Com base nas inquietações apresentadas anteriormente, reconhece-se que urge a importância de educar para os média. Como Recensão Crítica, Alfredo Dias apresenta-nos o livro “Literacia para os média e cidadania global – caixa de ferramentas” que reúne conceitos, provocações, dinâmicas com metodologias experienciais e participativas que se adequam a contextos e grupos específicos. Esta caixa de ferramenta torna-se essencial para quem deseja alcançar uma comunicação ética e transformadora.
Segue-se a secção das Publicações recentes, na qual quatro publicações recentes, todas elas relacionadas com os temas norteadores deste número, são apresentadas: Global Education Digest 2018 (2019); Global Education Guidelines – Concepts and methodologies on global education for educators and policy makers (2019); Alternativas: Registos e reflexões (2019); e Construir Alternativas – Propostas pedagógicas para a reflexão e a mobilização para a transformação social ( 2018).

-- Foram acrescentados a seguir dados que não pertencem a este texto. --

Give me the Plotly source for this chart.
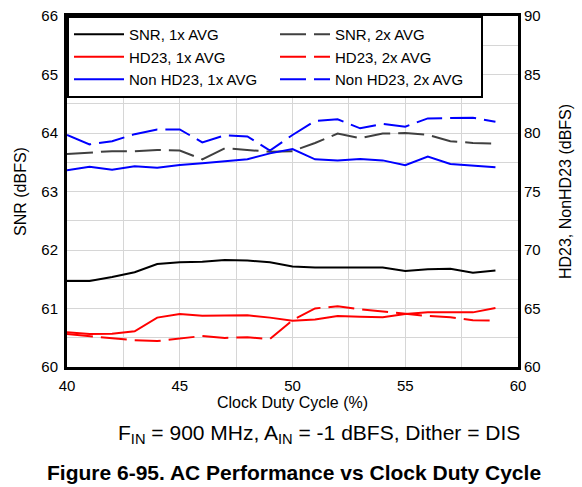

O presente número da Revista Sinergias encerra com a habitual secção dedicada às Teses, na qual se partilha um conjunto de seis Teses de Mestrado com temas relacionados com a Educação para a Cidadania Global e com a Educação para o Desenvolvimento.
O Conselho Editorial do presente número da Revista Sinergias ambiciona que as mesmas preocupações com o presente-futuro da Democracia e que os mesmos questionamentos incitados pelos fenómenos de desinformação, pós-verdade e ressurgimento de movimentos políticos autoritários que deram origem a este número acicatem o leitor, impelindo-o a desenvolver os seus conhecimentos e a exercitar as suas práticas de cidadania informada, crítica, participativa, transformadora. Segundo Timothy Snyder 1 (2017), a História não se repete; instrui. Para tal, cada indivíduo-cidadão e cidadã deverá assumir o seu direito e dever de pensar de forma crítica e independente, exprimindo posicionamentos fundamentados em factos e apoiando instituições sociais e mecanismos de exercício e defesa da Democracia.
[1] Snyder, T. (2017). On tyranny – Twenty lessons for the twentieth century. London, UK: The Bodley Head.